# [Do this]
Using the records below, quote only the span that opens with the line containing "Emit a component" and closes with the line containing "const groupNames = ['Alta", exactly and inclusively.

Figure scripts:
☆ ☆ ☆ ☆ ☆ ☆ ☆

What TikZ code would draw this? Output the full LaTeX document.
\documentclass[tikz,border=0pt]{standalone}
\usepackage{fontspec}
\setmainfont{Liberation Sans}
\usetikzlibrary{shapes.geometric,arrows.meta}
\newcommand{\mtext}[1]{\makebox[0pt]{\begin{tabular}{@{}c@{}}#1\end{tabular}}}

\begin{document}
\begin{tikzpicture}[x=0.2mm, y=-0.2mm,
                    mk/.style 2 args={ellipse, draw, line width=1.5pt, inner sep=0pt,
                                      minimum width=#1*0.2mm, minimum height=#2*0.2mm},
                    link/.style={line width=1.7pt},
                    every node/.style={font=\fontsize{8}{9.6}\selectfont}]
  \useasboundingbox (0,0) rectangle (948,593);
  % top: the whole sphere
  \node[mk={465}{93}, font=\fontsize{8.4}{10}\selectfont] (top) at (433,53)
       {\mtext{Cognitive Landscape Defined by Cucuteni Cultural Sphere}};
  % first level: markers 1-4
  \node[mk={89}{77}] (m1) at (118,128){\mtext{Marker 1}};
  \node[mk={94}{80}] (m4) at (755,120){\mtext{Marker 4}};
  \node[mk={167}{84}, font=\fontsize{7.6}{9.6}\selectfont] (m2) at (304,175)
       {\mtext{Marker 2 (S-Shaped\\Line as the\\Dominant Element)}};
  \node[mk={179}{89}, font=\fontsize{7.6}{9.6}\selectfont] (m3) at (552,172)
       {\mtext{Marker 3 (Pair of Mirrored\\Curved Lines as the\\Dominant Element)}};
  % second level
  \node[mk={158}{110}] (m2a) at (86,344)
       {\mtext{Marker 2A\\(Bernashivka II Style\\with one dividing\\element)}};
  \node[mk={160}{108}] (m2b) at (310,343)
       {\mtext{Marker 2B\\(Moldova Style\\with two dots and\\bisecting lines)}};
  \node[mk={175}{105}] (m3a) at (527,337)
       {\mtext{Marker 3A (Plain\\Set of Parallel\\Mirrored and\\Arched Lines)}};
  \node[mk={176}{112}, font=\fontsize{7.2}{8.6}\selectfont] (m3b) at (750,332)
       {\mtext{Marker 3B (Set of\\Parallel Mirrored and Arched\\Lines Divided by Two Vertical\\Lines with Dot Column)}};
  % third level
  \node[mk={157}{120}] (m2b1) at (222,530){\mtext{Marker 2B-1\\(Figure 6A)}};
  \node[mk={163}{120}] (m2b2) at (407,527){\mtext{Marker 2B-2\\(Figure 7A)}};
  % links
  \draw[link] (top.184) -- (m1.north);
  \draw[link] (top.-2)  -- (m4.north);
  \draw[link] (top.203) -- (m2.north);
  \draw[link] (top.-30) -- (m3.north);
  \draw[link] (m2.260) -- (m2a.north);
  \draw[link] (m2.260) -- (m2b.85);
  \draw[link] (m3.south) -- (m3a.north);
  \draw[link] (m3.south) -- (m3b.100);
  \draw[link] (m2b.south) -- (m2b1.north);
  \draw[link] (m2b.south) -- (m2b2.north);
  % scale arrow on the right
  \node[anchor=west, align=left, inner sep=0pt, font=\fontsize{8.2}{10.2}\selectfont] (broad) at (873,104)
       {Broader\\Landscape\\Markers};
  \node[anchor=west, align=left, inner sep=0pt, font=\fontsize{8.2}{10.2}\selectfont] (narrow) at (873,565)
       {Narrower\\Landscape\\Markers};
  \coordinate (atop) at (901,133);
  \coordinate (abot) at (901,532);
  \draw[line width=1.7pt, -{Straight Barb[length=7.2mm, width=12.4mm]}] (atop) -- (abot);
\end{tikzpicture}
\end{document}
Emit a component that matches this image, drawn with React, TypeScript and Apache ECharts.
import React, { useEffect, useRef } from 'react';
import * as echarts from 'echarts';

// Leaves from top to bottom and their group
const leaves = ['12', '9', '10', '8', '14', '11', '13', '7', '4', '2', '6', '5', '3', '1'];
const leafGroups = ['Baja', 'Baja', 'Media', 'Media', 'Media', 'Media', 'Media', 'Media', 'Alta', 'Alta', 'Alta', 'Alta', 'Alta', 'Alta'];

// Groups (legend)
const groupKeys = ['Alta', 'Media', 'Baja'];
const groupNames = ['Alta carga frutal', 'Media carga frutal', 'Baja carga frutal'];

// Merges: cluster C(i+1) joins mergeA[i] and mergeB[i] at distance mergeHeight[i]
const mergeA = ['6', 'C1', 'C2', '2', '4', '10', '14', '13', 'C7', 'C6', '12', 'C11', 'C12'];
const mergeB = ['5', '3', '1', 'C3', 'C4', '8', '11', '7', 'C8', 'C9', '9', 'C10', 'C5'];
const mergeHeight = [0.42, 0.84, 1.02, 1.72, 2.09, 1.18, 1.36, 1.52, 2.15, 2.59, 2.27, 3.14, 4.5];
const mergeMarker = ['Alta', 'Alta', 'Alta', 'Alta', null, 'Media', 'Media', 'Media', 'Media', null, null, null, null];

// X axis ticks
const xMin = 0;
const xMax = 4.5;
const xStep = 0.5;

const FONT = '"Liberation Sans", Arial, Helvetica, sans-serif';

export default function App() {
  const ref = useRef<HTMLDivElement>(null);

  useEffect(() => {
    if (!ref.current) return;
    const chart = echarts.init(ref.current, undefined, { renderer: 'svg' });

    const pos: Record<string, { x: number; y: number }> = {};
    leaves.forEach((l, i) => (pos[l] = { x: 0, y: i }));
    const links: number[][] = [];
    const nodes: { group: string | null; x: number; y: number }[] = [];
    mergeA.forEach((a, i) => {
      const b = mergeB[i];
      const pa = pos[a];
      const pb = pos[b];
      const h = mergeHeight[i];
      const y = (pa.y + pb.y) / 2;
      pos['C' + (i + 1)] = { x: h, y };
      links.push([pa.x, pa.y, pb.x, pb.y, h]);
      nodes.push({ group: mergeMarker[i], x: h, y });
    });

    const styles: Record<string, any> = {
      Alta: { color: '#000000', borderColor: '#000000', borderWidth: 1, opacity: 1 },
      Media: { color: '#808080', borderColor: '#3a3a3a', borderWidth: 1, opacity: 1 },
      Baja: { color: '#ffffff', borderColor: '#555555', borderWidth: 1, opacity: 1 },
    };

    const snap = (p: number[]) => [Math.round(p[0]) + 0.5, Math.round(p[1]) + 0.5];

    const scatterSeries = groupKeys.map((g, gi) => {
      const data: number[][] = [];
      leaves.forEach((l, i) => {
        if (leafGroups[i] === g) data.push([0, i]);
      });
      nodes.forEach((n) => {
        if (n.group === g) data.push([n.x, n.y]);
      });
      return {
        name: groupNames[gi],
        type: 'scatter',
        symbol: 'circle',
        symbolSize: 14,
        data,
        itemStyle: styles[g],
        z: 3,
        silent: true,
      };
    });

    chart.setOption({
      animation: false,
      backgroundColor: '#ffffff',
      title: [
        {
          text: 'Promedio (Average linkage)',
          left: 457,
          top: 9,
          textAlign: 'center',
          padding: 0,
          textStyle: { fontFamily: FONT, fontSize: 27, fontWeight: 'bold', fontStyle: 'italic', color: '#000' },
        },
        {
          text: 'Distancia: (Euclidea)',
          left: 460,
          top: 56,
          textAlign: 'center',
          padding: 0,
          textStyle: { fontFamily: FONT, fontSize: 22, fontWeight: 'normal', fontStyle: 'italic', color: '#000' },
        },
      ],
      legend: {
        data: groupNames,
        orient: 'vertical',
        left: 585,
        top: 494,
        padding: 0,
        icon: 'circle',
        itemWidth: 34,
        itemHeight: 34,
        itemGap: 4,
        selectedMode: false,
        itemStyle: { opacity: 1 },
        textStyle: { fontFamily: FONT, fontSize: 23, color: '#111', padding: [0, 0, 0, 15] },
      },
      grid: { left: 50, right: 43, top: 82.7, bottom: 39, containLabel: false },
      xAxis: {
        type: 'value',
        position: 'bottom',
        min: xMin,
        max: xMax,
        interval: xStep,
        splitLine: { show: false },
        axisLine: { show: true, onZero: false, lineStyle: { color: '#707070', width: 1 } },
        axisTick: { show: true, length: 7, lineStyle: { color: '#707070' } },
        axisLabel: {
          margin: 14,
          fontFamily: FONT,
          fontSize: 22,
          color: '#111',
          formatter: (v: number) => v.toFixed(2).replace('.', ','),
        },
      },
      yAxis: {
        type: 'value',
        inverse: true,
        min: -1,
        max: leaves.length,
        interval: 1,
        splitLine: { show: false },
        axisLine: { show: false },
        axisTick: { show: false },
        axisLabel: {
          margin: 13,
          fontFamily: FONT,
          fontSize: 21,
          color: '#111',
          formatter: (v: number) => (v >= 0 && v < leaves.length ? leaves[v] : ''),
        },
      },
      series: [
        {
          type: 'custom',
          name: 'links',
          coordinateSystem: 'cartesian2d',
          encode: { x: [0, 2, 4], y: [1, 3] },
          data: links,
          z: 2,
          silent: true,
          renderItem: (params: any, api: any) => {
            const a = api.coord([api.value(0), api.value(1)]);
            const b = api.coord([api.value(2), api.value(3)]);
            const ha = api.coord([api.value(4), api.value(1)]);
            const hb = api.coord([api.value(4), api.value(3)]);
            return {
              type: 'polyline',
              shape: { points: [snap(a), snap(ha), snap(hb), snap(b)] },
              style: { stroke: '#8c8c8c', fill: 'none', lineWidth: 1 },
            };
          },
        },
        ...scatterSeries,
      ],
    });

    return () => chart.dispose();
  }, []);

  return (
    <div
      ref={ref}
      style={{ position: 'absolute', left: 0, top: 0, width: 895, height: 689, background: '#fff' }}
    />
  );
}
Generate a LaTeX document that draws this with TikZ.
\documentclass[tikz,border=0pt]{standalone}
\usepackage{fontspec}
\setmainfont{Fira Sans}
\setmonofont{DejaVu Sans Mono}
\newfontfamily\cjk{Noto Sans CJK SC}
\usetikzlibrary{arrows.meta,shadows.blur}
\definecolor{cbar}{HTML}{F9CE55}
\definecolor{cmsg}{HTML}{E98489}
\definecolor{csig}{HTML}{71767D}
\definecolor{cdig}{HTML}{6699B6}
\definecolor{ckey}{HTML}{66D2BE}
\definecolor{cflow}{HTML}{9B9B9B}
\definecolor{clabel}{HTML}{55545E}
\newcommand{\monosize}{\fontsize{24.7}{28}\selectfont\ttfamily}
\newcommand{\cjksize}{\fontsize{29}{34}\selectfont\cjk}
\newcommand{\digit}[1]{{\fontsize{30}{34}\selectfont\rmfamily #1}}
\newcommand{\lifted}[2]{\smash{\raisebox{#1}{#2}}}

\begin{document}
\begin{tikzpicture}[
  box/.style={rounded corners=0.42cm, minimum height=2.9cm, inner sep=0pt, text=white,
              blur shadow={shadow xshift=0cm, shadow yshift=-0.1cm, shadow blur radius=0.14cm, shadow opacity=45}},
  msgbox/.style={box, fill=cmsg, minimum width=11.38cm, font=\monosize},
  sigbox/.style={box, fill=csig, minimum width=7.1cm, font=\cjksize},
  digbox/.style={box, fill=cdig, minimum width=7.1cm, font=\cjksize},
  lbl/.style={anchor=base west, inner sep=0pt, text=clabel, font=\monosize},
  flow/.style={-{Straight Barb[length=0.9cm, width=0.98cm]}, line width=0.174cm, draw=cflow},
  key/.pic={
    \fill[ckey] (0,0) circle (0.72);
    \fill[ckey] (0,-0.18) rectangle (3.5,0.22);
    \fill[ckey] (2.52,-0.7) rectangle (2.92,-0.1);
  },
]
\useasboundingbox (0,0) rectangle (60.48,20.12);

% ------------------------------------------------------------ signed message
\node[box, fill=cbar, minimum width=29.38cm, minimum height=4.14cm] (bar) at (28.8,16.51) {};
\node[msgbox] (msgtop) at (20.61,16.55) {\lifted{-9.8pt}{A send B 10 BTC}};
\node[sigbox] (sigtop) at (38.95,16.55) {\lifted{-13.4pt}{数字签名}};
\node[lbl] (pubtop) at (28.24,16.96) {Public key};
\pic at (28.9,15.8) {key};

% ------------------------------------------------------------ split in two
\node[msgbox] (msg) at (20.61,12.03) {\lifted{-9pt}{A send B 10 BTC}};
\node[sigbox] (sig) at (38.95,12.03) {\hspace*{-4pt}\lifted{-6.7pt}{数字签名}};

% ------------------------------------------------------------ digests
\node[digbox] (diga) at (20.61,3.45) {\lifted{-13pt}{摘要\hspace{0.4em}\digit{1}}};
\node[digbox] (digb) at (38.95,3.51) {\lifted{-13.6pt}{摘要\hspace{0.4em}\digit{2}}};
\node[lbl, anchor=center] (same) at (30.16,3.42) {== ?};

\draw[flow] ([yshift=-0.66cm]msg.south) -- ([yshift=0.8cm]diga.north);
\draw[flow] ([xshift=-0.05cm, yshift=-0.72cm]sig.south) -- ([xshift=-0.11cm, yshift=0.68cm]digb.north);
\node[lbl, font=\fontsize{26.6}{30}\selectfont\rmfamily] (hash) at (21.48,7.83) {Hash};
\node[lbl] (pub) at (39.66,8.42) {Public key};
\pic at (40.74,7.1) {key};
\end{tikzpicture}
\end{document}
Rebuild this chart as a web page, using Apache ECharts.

☆ ☆ ☆ ☆ ☆ ☆ ☆

# [Task answer]
Emit a component that matches this image, drawn with React, TypeScript and Apache ECharts.
import React, { useEffect, useRef } from 'react';
import * as echarts from 'echarts';

// Leaves from top to bottom and their group
const leaves = ['12', '9', '10', '8', '14', '11', '13', '7', '4', '2', '6', '5', '3', '1'];
const leafGroups = ['Baja', 'Baja', 'Media', 'Media', 'Media', 'Media', 'Media', 'Media', 'Alta', 'Alta', 'Alta', 'Alta', 'Alta', 'Alta'];

// Groups (legend)
const groupKeys = ['Alta', 'Media', 'Baja'];
const groupNames = ['Alta carga frutal', 'Media carga frutal', 'Baja carga frutal'];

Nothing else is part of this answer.